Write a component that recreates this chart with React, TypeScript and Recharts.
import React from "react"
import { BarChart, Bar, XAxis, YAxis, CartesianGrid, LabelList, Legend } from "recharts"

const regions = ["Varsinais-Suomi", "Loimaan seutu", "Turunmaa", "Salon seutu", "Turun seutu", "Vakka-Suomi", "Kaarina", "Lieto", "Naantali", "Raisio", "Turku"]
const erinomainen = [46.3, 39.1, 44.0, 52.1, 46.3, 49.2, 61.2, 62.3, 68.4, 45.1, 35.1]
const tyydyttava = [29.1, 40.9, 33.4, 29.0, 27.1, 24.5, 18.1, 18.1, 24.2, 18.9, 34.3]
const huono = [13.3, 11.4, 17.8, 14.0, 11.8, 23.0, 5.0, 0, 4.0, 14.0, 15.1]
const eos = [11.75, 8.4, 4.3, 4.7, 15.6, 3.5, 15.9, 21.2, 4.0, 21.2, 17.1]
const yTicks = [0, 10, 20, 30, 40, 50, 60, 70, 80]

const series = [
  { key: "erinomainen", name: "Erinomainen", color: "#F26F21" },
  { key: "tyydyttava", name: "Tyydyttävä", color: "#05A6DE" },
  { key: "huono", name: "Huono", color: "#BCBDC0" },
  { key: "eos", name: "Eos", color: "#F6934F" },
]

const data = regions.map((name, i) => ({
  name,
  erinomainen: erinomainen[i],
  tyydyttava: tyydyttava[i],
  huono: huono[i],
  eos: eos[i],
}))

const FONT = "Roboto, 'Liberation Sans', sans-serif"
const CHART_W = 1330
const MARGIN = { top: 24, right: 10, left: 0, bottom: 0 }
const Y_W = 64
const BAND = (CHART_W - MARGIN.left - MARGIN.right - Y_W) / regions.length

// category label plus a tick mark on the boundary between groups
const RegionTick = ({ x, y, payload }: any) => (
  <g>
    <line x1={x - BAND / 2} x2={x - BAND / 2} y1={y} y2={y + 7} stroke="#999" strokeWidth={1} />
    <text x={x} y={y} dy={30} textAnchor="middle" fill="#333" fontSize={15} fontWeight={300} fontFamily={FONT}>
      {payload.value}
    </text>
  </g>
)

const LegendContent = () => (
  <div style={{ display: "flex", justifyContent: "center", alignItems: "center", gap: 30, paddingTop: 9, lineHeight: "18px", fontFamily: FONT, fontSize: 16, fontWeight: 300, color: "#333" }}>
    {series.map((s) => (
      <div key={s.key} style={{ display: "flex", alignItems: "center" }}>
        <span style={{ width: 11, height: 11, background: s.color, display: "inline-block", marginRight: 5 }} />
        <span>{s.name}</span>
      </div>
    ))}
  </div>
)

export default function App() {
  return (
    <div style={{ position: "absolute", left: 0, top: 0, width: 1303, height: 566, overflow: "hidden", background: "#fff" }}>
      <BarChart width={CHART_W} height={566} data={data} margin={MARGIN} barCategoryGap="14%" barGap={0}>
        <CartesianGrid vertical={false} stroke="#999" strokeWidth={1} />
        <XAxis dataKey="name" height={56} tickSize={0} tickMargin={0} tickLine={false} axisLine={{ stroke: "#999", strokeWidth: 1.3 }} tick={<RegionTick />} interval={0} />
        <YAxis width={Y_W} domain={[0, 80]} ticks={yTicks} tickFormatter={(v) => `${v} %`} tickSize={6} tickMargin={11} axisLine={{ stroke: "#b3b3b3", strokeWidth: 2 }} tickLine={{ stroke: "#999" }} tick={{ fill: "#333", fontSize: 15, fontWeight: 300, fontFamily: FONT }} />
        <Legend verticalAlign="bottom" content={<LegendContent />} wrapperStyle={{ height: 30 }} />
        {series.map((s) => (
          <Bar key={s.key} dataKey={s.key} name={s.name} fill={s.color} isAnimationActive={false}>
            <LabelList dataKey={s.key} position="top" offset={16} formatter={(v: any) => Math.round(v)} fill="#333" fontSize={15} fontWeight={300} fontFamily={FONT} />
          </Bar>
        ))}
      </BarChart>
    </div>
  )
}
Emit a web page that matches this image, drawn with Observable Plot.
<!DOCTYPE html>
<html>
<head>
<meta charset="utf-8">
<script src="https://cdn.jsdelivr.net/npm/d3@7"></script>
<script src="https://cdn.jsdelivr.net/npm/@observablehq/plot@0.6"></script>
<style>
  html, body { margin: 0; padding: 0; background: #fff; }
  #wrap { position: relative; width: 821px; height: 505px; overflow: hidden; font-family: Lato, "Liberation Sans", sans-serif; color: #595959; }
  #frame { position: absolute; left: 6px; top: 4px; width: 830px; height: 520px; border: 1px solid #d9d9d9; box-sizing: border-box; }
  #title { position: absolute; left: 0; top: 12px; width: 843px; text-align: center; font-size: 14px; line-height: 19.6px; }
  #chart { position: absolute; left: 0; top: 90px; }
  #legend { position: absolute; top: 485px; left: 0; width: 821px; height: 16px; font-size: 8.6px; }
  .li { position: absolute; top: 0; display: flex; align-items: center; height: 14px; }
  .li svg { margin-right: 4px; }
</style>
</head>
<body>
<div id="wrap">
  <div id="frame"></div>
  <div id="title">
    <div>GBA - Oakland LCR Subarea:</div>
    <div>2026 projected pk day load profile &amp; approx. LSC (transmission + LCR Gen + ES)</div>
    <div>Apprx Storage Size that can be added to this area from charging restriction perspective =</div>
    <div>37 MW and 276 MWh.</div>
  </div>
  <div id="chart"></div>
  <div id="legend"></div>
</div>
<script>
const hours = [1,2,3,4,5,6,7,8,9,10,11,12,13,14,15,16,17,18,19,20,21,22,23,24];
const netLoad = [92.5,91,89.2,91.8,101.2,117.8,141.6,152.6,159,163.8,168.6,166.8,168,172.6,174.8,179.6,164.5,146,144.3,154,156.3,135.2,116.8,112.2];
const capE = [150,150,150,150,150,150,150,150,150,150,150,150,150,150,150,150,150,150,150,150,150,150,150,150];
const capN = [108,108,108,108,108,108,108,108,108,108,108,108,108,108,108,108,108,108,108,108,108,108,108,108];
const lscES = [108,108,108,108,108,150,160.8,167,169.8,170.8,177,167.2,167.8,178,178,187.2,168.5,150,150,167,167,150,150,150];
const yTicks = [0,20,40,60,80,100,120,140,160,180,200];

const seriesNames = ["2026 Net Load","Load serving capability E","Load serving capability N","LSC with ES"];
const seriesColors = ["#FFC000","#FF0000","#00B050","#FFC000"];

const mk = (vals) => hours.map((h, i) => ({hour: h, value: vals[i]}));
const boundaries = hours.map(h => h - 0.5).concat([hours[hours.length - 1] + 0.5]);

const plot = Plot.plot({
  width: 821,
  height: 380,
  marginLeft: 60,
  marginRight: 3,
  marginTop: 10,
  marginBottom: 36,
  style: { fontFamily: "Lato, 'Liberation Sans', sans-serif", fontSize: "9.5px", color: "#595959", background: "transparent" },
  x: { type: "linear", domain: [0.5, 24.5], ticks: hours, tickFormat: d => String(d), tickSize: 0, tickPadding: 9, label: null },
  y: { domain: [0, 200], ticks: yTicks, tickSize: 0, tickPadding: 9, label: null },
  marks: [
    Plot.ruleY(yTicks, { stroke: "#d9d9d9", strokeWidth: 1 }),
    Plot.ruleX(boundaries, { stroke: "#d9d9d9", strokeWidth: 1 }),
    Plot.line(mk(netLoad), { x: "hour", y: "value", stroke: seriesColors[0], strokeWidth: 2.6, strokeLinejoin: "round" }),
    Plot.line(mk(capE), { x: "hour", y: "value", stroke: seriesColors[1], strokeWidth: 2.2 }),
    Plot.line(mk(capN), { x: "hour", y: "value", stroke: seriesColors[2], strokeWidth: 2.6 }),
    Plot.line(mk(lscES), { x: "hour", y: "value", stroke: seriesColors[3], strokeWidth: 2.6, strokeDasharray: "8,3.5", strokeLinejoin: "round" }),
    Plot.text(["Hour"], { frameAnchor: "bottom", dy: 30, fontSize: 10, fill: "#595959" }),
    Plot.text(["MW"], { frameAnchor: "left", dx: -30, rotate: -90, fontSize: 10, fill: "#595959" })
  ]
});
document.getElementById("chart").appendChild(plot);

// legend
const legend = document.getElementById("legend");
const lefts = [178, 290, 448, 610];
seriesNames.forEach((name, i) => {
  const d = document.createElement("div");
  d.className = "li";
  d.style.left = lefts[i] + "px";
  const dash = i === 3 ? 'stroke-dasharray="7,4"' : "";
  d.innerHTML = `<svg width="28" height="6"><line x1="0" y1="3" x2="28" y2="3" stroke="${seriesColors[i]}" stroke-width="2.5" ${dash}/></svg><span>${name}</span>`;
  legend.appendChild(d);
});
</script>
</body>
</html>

--

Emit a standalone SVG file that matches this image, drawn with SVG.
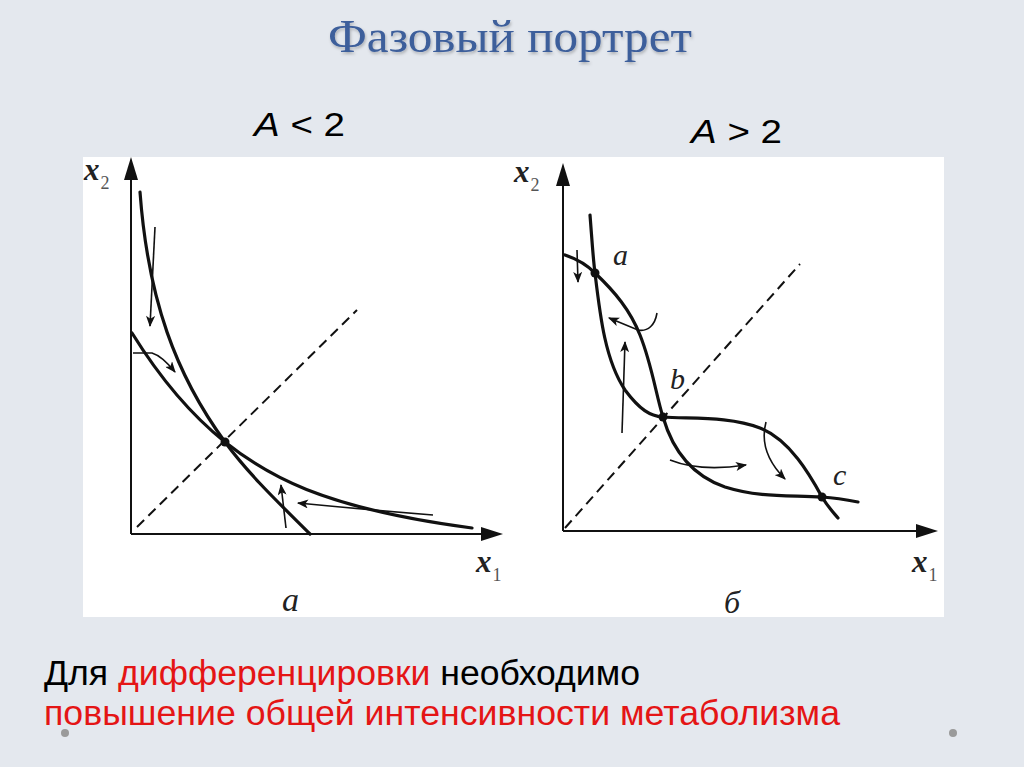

### Written exercise
Give again, word for word, only the lines running from the line with "Write a component" through the line with "CartesianGrid, LabelList, Legend"; include both of those lines.

### Finished exercise
Write a component that recreates this chart with React, TypeScript and Recharts.
import React from "react"
import { BarChart, Bar, XAxis, YAxis, CartesianGrid, LabelList, Legend } from "recharts"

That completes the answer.